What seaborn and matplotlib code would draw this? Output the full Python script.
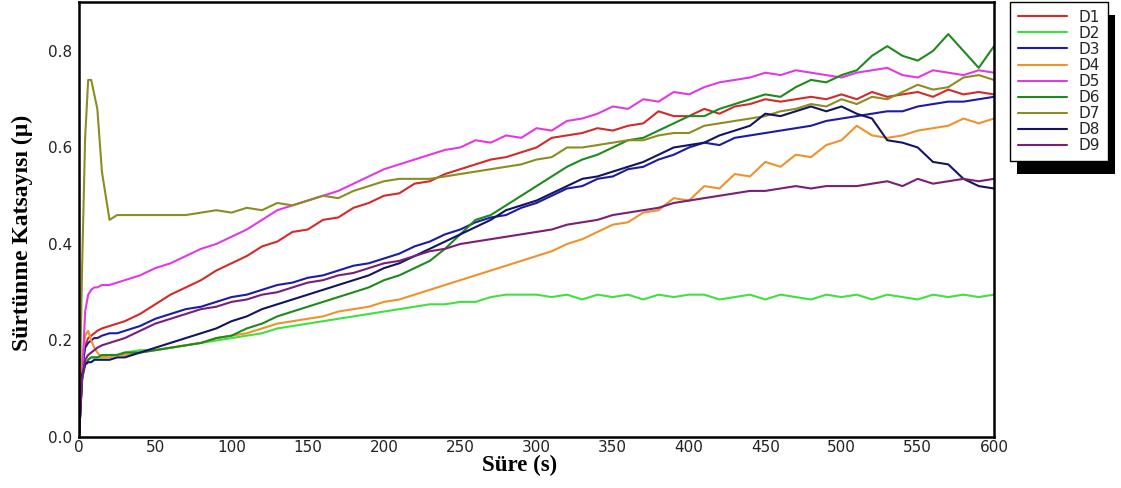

====

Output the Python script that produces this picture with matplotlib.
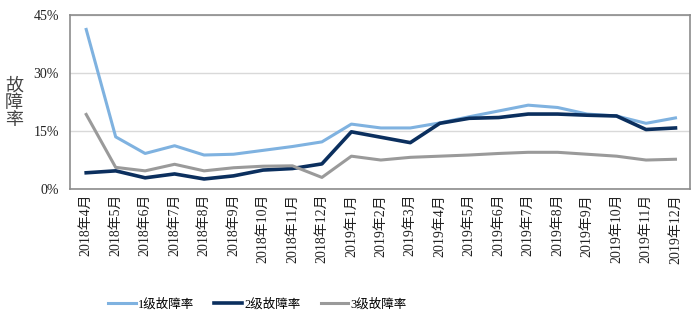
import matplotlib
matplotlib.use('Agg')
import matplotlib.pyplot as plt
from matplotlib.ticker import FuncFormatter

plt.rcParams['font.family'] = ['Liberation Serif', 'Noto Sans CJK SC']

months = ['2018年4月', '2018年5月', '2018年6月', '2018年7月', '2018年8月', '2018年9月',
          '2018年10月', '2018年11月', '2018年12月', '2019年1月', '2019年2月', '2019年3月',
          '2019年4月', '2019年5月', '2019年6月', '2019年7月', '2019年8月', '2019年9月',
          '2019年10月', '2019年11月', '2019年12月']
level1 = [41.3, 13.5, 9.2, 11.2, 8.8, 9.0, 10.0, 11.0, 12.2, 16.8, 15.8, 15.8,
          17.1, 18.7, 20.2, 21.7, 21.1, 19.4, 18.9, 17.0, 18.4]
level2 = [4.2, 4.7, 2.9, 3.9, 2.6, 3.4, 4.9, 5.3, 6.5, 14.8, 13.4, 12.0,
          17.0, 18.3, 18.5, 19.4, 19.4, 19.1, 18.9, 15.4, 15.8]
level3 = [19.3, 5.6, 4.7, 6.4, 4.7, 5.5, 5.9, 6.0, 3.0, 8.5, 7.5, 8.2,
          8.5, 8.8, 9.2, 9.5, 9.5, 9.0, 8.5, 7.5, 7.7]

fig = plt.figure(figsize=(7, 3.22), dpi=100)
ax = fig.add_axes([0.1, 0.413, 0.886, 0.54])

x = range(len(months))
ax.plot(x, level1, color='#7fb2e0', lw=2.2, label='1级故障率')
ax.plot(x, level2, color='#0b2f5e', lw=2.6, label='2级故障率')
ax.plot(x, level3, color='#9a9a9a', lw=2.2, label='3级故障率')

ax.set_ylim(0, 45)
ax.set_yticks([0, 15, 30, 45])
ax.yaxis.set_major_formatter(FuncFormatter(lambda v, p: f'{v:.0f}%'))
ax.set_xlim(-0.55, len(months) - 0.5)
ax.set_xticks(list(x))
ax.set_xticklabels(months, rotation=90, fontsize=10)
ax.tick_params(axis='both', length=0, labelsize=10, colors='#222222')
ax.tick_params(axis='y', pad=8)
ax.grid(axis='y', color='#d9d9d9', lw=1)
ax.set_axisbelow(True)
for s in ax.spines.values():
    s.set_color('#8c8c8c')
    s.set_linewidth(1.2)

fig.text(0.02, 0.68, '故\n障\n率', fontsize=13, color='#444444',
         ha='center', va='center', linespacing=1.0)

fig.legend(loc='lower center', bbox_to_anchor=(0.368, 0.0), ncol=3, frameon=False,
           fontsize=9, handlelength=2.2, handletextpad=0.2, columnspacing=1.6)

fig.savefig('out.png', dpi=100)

====

GOAL OF THE EXERCISE:
Take each line of the material that contains the word "this" and list it.

FINISHED EXERCISE:
What seaborn and matplotlib code would draw this? Output the full Python script.
Output the Python script that produces this picture with matplotlib.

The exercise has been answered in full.